Going into transitioning and coming out, I knew that was going to be the focus now. So I was stuck between a rock and a hard place where I'm just trying to meet opportunities that come up, but I can't control the questions that are asked. It's a tough fucking world to navigate. I try to just be honest, but sometimes it feels very invasive. I definitely feel uncomfortable watching some of those [interviews] after the fact.
AC: To focus more on music, did you have to prioritize your responsibilities as an artist over some of the activist work you've been involved with?
LJG: When I was 19 or 20, the way I was an activist was by regularly meeting with groups, going to protests, and being there on the ground. Given whatever number of circumstances, my role as an activist at this point has turned into raising money for the charities and causes I believe in, so that's something that I've never really felt diminished in any way.
When the [Devouring Mothers] record came out in November, I did a number of charity fundraisers, especially around a group I work a lot with, If You Want It. We raffled off test pressings, signed posters, and did a guitar giveaway through Yamaha.
AC: How have you learned to prioritize when you need personal time off?

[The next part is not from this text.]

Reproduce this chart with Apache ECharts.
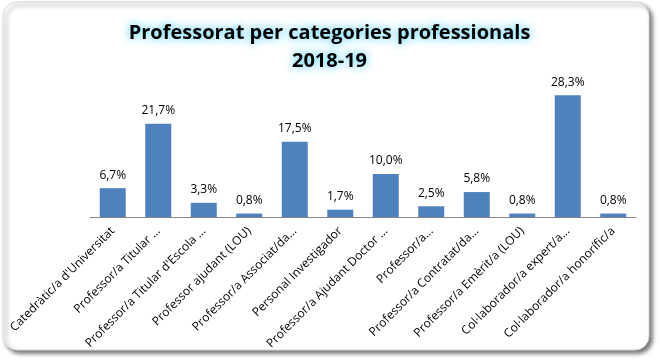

LJG: It's figuring out the natural rhythms to everything. I had a really busy couple of years and there was a lot of focus put on me coming out and being trans and stuff like that. It felt really needed, but there came a point where I recognized, "Okay, y'all have heard enough about me. You don't need me to talk about this stuff anymore. I'm still a musician. It doesn't have anything to do with these other things."
I felt a lot more at a loss in November on how to handle this stuff. It was an awkward record cycle of like, "I don't know how to talk to the press anymore. I just want to play shows and write songs and make music. That's what feels good."
Laura Jane Grace & the Devouring Mothers’ official SXSW showcase (Wednesday, March 13, Continental Club, midnight) precedes the bandleader’s SXSW Conference speaking appearance on Thursday, March 14.